I was getting Maddie ready for bed and I was just emotional that evening. I was sad because even though she spends the most time with me, she doesn’t call me by a name yet. She’ll say “dada” right at Ken and I feel like she means it. With me, she doesn’t say anything most of the time. As I was changing her diaper, I got emotional and started crying.

Ken came in Maddie’s room as I was getting her pajamas on and even asked me why I was crying. I told him honestly that I felt like Maddie never said my name and it hurt that she calls him “dada” and me nothing.

As the tears fell down my cheeks, I stood Maddie up. I was going to let her play for a few minutes before starting our goodnight routine. Instead of walking around the room to find a toy, she looked at me, came close to me, and put her arms around my neck in a hug. A legitimate hug. I’ve given her so many hugs, but had never received one in return. But there I was, sitting on her bedroom floor, tears rolling down my face, and she hugged me. She knew that I was sad and knew that when she is sad, I give her hugs. So when she saw me sad, she knew what to do.

Was it a coincidence? Perhaps.

All I know is my baby girl, at just over a year old, has a very caring heart.

I may fail at a lot of Mom moments, but this one was a win.

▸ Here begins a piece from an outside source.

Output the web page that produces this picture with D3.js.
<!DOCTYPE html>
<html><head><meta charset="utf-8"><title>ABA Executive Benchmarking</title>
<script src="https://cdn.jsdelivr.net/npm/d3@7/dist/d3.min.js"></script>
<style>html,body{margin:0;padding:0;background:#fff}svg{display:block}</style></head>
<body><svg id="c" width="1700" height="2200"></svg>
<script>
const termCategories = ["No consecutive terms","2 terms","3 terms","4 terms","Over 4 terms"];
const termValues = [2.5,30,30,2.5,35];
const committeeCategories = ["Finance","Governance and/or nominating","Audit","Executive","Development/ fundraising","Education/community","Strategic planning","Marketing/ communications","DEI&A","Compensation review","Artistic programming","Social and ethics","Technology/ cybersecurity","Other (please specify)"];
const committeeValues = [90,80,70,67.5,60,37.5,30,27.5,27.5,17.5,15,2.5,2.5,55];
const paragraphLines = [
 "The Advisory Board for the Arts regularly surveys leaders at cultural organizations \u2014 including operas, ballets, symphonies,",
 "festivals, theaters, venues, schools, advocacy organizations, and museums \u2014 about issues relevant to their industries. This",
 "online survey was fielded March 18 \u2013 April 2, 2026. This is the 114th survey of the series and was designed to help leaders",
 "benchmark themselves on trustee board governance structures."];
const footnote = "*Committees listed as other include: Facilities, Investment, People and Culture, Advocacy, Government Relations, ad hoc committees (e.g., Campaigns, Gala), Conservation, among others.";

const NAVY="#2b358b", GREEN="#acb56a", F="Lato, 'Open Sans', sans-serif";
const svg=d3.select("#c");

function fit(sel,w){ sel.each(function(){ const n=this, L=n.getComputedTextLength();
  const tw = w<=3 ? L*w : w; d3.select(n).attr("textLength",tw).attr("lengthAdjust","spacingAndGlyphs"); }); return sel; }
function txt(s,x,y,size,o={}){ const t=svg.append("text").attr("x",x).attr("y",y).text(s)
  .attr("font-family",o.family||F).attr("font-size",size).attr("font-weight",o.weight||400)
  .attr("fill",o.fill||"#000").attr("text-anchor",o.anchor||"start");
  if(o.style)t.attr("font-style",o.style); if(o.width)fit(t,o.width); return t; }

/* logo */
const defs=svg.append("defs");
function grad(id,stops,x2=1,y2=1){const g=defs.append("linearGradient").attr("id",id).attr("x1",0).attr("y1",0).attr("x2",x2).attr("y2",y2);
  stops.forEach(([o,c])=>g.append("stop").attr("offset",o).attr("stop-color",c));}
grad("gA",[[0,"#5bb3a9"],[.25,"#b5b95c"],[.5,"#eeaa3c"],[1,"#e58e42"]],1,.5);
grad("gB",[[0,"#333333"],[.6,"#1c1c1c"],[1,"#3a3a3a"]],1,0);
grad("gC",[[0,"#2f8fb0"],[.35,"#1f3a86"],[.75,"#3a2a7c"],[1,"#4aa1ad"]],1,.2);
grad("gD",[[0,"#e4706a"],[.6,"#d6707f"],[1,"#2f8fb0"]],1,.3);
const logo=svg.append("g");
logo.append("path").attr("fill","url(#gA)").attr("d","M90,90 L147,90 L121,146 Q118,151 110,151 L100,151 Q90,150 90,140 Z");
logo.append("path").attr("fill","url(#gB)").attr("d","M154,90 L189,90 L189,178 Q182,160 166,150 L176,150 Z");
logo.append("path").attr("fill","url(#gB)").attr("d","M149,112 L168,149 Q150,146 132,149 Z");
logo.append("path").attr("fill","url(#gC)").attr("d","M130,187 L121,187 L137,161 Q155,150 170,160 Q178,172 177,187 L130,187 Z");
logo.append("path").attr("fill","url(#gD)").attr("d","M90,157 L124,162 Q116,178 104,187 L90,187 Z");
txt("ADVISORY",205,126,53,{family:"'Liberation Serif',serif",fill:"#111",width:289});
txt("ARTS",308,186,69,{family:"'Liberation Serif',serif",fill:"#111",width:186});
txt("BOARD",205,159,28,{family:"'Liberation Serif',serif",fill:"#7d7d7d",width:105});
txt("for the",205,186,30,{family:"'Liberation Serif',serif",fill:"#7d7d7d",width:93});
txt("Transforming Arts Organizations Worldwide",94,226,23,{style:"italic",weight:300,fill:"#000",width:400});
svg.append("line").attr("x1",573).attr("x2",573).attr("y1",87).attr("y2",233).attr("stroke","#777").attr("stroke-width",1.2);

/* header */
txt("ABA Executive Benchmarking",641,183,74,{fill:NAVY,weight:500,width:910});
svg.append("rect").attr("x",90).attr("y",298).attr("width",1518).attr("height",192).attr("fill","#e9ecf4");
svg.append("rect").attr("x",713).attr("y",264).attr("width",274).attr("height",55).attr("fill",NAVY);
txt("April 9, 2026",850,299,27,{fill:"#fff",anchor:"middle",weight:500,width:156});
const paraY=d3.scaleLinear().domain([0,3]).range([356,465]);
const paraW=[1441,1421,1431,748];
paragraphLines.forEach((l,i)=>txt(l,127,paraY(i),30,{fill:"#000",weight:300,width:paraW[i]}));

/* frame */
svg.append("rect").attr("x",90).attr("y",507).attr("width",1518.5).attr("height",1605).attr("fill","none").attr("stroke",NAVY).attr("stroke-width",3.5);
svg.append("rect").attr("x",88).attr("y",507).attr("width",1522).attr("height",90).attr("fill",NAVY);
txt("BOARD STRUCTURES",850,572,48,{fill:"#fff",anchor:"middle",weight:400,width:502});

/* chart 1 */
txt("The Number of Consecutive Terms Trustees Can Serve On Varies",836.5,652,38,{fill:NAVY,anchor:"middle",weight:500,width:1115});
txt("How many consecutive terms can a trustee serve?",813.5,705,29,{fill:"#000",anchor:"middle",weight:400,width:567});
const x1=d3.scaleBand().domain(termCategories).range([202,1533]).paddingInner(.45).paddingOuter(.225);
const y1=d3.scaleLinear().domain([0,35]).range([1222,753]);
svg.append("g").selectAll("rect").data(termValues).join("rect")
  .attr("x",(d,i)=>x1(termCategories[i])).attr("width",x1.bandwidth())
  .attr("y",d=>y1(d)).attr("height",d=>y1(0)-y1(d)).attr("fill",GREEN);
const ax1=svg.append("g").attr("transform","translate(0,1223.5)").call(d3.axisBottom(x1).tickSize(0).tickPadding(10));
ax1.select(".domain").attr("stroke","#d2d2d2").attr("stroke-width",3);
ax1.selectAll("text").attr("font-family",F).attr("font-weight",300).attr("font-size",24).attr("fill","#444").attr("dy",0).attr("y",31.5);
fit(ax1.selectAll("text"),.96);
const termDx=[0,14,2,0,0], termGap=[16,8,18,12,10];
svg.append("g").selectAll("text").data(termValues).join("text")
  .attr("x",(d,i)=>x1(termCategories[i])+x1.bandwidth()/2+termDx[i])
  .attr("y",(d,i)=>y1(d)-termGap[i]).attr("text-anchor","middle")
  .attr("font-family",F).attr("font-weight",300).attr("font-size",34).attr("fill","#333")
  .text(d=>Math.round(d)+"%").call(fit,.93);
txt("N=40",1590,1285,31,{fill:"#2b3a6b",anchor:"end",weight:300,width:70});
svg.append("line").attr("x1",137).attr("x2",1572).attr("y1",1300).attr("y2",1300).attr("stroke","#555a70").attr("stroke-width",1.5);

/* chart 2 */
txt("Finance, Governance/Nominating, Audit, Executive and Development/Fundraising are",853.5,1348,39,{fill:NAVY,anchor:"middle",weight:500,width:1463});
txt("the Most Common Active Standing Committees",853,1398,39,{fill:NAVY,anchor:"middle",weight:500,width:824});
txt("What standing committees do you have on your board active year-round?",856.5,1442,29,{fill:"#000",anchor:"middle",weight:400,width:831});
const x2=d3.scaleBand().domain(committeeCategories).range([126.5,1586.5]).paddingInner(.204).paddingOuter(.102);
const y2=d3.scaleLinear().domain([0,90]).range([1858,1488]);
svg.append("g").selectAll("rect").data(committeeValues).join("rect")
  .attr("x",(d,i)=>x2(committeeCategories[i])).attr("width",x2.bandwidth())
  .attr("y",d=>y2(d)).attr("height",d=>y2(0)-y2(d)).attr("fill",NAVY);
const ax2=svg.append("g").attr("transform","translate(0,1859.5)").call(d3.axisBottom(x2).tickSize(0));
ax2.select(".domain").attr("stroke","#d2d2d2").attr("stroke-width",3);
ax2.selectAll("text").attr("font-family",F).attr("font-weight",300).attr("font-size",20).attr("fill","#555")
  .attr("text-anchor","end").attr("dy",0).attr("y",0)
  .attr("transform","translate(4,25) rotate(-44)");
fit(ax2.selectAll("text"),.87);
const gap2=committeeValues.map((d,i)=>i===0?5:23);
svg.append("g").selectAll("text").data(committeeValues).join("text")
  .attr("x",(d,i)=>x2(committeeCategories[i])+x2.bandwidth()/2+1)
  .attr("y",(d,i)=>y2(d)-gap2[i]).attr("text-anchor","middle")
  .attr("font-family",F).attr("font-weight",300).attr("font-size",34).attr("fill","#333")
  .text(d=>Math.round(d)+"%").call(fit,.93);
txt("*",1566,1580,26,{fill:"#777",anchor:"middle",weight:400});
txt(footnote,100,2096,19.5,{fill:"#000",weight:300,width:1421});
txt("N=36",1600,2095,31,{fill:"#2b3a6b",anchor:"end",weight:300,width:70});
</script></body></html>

If I teach her nothing else, I hope she learns from me to love and to care with all of her heart. To be there for someone when they are sad and to help cheer them up. And sometimes, people just need a hug. She knows that. And she made me feel better with that little gesture.

Even on the worst day, after so many rough weeks with her cold and my sinus issues, she knows when her mommy needs a hug.

I guess I am doing something right after all.